Michael Kiwanuka – “Love & Hate”
Nothing is cooler on a hot summer day than the sweet soulful sounds of Michael Kiwanuka on his latest album, “Love & Hate,” released Friday, July 15.
The British singer-songwriter’s sophomore release isn’t all sweet; Kiwanuka is honest and upfront with the tension of the album on the second track, “Black Man in a White World,” and lets that feeling fuel all 10 moody tracks.
Under the direction of producer Danger Mouse, Kiwanuka achieves a very vintage and authentic sound that resonates with his words. The epic title track “Love & Hate” builds with a bit of dirty distortion and pops that paint the scenery for his story.

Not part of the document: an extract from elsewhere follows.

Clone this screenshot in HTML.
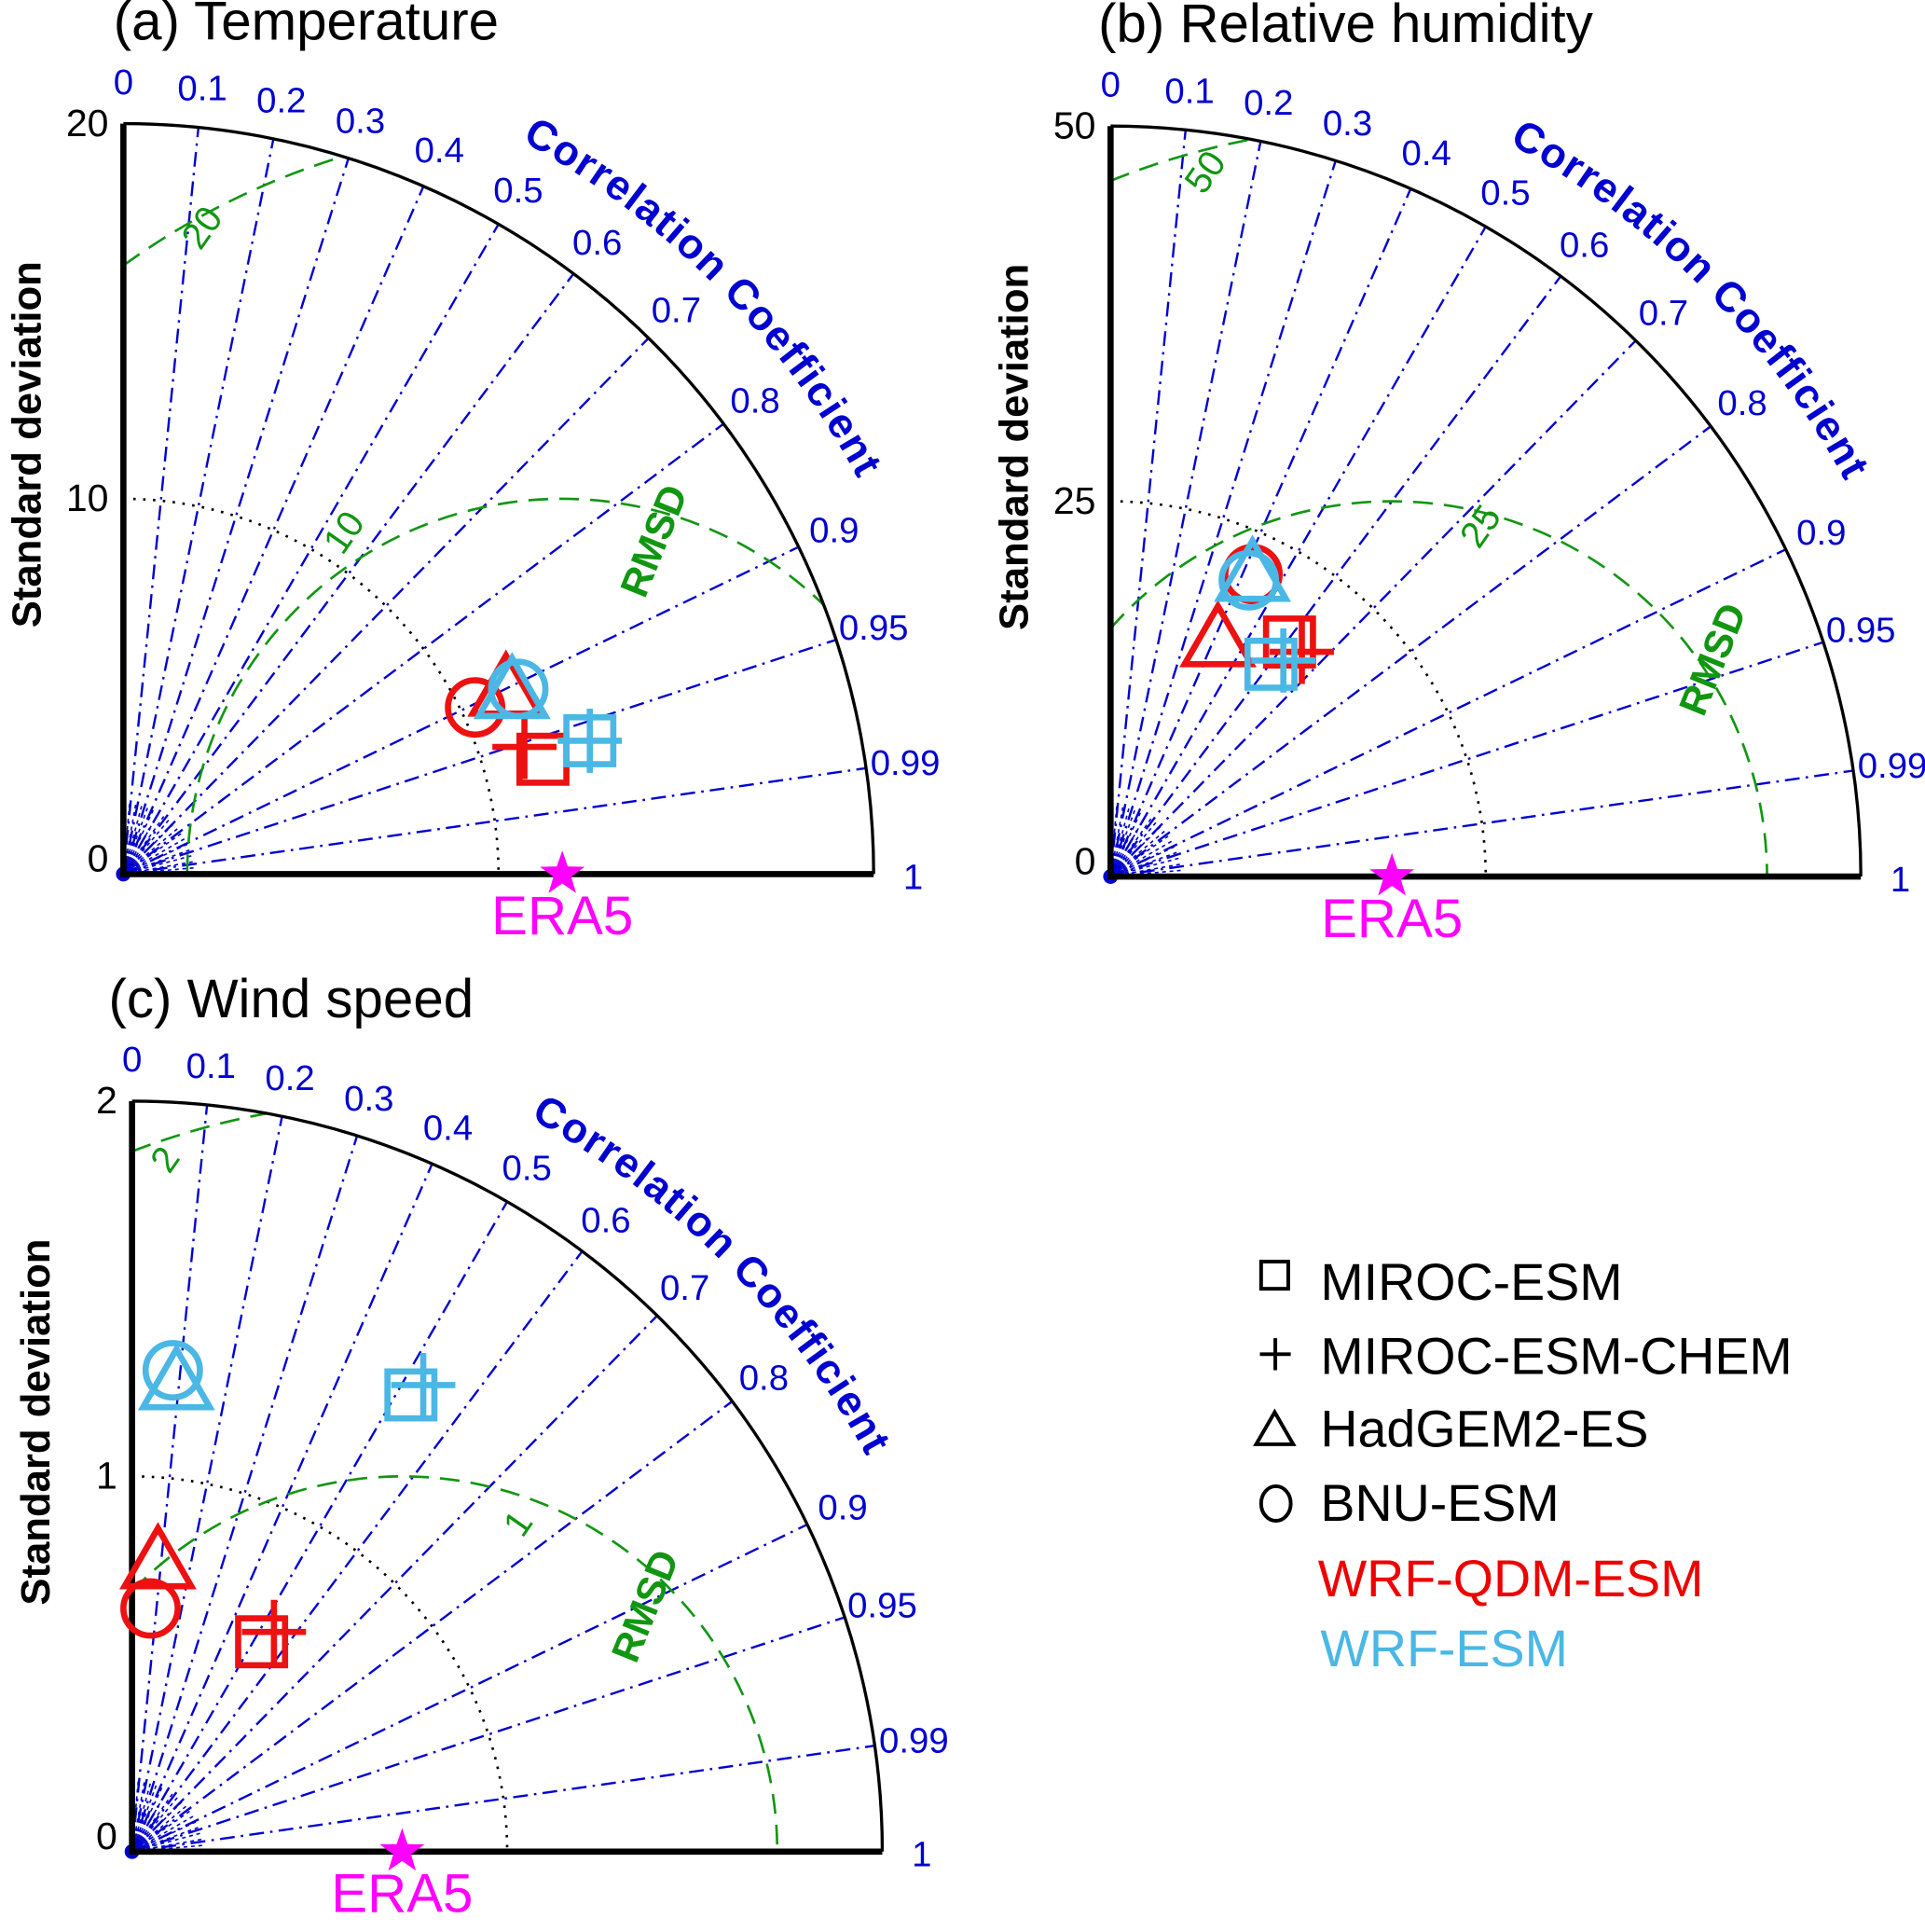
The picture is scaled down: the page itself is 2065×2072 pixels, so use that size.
<!DOCTYPE html>
<html><head><meta charset="utf-8"><style>
html,body{margin:0;padding:0;background:#fff}
svg{display:block}
text{font-family:"Liberation Sans",Arial,sans-serif}
</style></head><body>
<svg id="s" width="2065" height="2072" viewBox="0 0 1560 1565" xmlns="http://www.w3.org/2000/svg">
<rect width="1560" height="1565" fill="#fff"/>
<g id="g"></g>
<g font-size="42" fill="#000">
<rect x="1022" y="1022" width="22" height="22" fill="none" stroke="#000" stroke-width="3"/>
<text x="1070" y="1053">MIROC-ESM</text>
<path d="M1021 1097 H1046 M1033.5 1084 V1110" stroke="#000" stroke-width="3"/>
<text x="1070" y="1113">MIROC-ESM-CHEM</text>
<path d="M1018 1170 L1048 1170 L1033 1144 Z" fill="none" stroke="#000" stroke-width="3"/>
<text x="1070" y="1172">HadGEM2-ES</text>
<ellipse cx="1034" cy="1218" rx="12" ry="14" fill="none" stroke="#000" stroke-width="3"/>
<text x="1070" y="1232">BNU-ESM</text>
<text x="1068" y="1293" fill="#ee0000">WRF-QDM-ESM</text>
<text x="1070" y="1350" fill="#4bb7e5">WRF-ESM</text>
</g>
</svg>
<script>
const NS="http://www.w3.org/2000/svg";
const G=document.getElementById('g');
function el(t,a,txt){const e=document.createElementNS(NS,t);for(const k in a)e.setAttribute(k,a[k]);if(txt!==undefined)e.textContent=txt;G.appendChild(e);return e;}
const BLUE="#0000d0",GREEN="#129612",RED="#ee1111",CY="#4bb7e5",MAG="#ff00ff";
let pid=0;
function panel(o){
 const ox=o.ox,oy=o.oy,R=608,mx=o.max;
 const P=(r,a)=>[ox+r*Math.cos(a),oy-r*Math.sin(a)];
 el('text',{x:o.tx,y:oy-676,'font-size':44},o.title);
 const cs=[0.1,0.2,0.3,0.4,0.5,0.6,0.7,0.8,0.9,0.95,0.99];
 cs.forEach(c=>{const a=Math.acos(c);const p=P(R,a);
  el('line',{x1:ox,y1:oy,x2:p[0],y2:p[1],stroke:BLUE,'stroke-width':1.8,'stroke-dasharray':'12 5 2 5'});
  const q=P(R+32,a);el('text',{x:q[0],y:q[1]+10,'font-size':29,fill:BLUE,'text-anchor':'middle'},String(c));});
 for(let i=1;i<18;i++){const a=i*Math.PI/36;const p=P(60,a);el('line',{x1:ox,y1:oy,x2:p[0],y2:p[1],stroke:BLUE,'stroke-width':1.2,'stroke-dasharray':'3 3'});}
 el('circle',{cx:ox,cy:oy,r:6,fill:BLUE});
 let q=P(R+32,Math.PI/2);el('text',{x:q[0],y:q[1]+8,'font-size':29,fill:BLUE,'text-anchor':'middle'},'0');
 el('text',{x:ox+R+32,y:oy+12,'font-size':29,fill:BLUE,'text-anchor':'middle'},'1');
 el('path',{d:`M${ox} ${oy-R/2} A${R/2} ${R/2} 0 0 1 ${ox+R/2} ${oy}`,fill:'none',stroke:'#000','stroke-width':2,'stroke-dasharray':'2 6'});
 const rx=ox+o.ref/mx*R;const d=rx-ox;
 [R/2,R].forEach(r=>{
  let start,end;
  if(r>d){start=[ox,oy-Math.sqrt(r*r-d*d)];}else{start=[rx-r,oy];}
  const xi=(R*R-r*r+d*d)/(2*d);
  if(rx+r>R+ox-0.1 ){end=[ox+xi,oy-Math.sqrt(Math.max(0,R*R-xi*xi))];}else{end=[rx+r,oy];}
  el('path',{d:`M${start[0]} ${start[1]} A${r} ${r} 0 0 1 ${end[0]} ${end[1]}`,fill:'none',stroke:GREEN,'stroke-width':2,'stroke-dasharray':'16 9'});
 });
 o.rl.forEach(t=>el('text',{x:t[0],y:t[1],'font-size':30,fill:GREEN,'text-anchor':'middle',transform:`rotate(${t[3]} ${t[0]} ${t[1]})`},t[2]));
 el('text',{x:o.rm[0],y:o.rm[1],'font-size':32,'font-weight':'bold',fill:GREEN,'text-anchor':'middle',transform:`rotate(-68 ${o.rm[0]} ${o.rm[1]})`},'RMSD');
 el('path',{d:`M${ox} ${oy-R} A${R} ${R} 0 0 1 ${ox+R} ${oy}`,fill:'none',stroke:'#000','stroke-width':2.5});
 el('path',{d:`M${ox} ${oy-R} V${oy} H${ox+R}`,fill:'none',stroke:'#000','stroke-width':5});
 o.yl.forEach((t,i)=>el('text',{x:ox-12,y:oy-i*R/2+(i==0?-2:10),'font-size':31,'text-anchor':'end'},t));
 el('text',{x:ox-67,y:oy-348,'font-size':33,'font-weight':'bold','text-anchor':'middle',transform:`rotate(-90 ${ox-67} ${oy-348})`},'Standard deviation');
 const id='cp'+(pid++);const rr=676;
 const a1=62*Math.PI/180,a2=22*Math.PI/180;const s=P(rr,a1),e=P(rr,a2);
 el('path',{id:id,d:`M${s[0]} ${s[1]} A${rr} ${rr} 0 0 1 ${e[0]} ${e[1]}`,fill:'none'});
 const tx=el('text',{'font-size':34,'font-weight':'bold',fill:BLUE});
 const tp=document.createElementNS(NS,'textPath');tp.setAttribute('href','#'+id);tp.setAttribute('startOffset','6');tp.setAttribute('textLength','392');tp.textContent='Correlation Coefficient';tx.appendChild(tp);
 star(rx,oy,19);
 el('text',{x:rx,y:oy+49,'font-size':44,fill:MAG,'text-anchor':'middle'},'ERA5');
 o.m.forEach(m=>mark(m[0],m[1],m[2],m[3]));
}
function star(cx,cy,r){let p=[];for(let i=0;i<10;i++){const a=-Math.PI/2+i*Math.PI/5;const rr=i%2?r*0.4:r;p.push((cx+rr*Math.cos(a)).toFixed(1)+','+(cy+rr*Math.sin(a)).toFixed(1));}el('polygon',{points:p.join(' '),fill:MAG});}
function mark(t,x,y,c){const a={fill:'none',stroke:c,'stroke-width':5};
 if(t=='s')el('rect',Object.assign({x:x-19,y:y-19,width:38,height:38},a));
 if(t=='p')el('path',Object.assign({d:`M${x-26} ${y}H${x+26}M${x} ${y-26}V${y+26}`},a));
 if(t=='t')el('path',Object.assign({d:`M${x-27} ${y+20}H${x+27}L${x} ${y-27}Z`},a));
 if(t=='c')el('circle',Object.assign({cx:x,cy:y,r:22},a));}
panel({ox:100,oy:708,tx:92,max:20,ref:11.7,title:'(a) Temperature',yl:['0','10','20'],
 rl:[[172,190,'20',-55],[287,437,'10',-55]],rm:[540,442],
 m:[['c',385,573,RED],['t',410,558,RED],['s',440,615,RED],['p',425,605,RED],['c',420,558,CY],['t',415,560,CY],['s',478,600,CY],['p',478,600,CY]]});
panel({ox:900,oy:710,tx:890,max:50,ref:18.75,title:'(b) Relative humidity',yl:['0','25','50'],
 rl:[[985,145,'50',-55],[1208,432,'25',-55]],rm:[1398,538],
 m:[['c',1015,465,RED],['t',987,518,RED],['s',1045,520,RED],['p',1055,528,RED],['c',1012,470,CY],['t',1015,465,CY],['s',1030,538,CY],['p',1040,535,CY]]});
panel({ox:107,oy:1500,tx:88,max:2,ref:0.72,title:'(c) Wind speed',yl:['0','1','2'],
 rl:[[142,945,'2',-55],[428,1240,'1',-55]],rm:[533,1305],
 m:[['c',122,1303,RED],['t',128,1265,RED],['s',212,1330,RED],['p',222,1322,RED],['c',140,1110,CY],['t',143,1120,CY],['s',333,1130,CY],['p',343,1122,CY]]});
</script>
</body></html>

Throughout the album, which features two songs that reach the 7-minute mark and the opening track is just under 10 minutes, Kiwanuka sounds almost pained to sing these words, at times barely letting them escape his lips and then letting his guitar loose to create the perfect emotion. “Love & Hate” is one of the best albums of 2016 released to date.
Aaron Neville – “Apache”
R&B singer Aaron Neville brings the funk and soul on his 17th studio album, “Apache” released Friday, July 15.
Neville, the 75-year-old former member of the legendary group The Neville Brothers, may sound a little bit older than he did nearly five decades ago when he debuted, but his energy is still purely enchanting.
With the Creole influence that runs through New Orleans native, there are bursts of brass throughout the 11 tracks and deep funky rhythms provided in part by the Dap-Kings.
Neville stays true to his form by incorporating influences of gospel and doo-wop music and he also does a fair amount of looking back on songs like “Make Your Momma Cry.” Classic tracks like “Orchard In The Storm,” which lends its name from his 1986 album and “Stompin’ Ground” are two of the standouts on the record.
See the Aaron Neville Quintet for a 75th Birthday Concert Celebrating the 50th Anniversary of “Tell It Like It Is” Thursday, Aug. 4 at the Apollo Theater in New York City and Saturday, Aug. 6 at Golden Nugget in Atlantic City, New Jersey.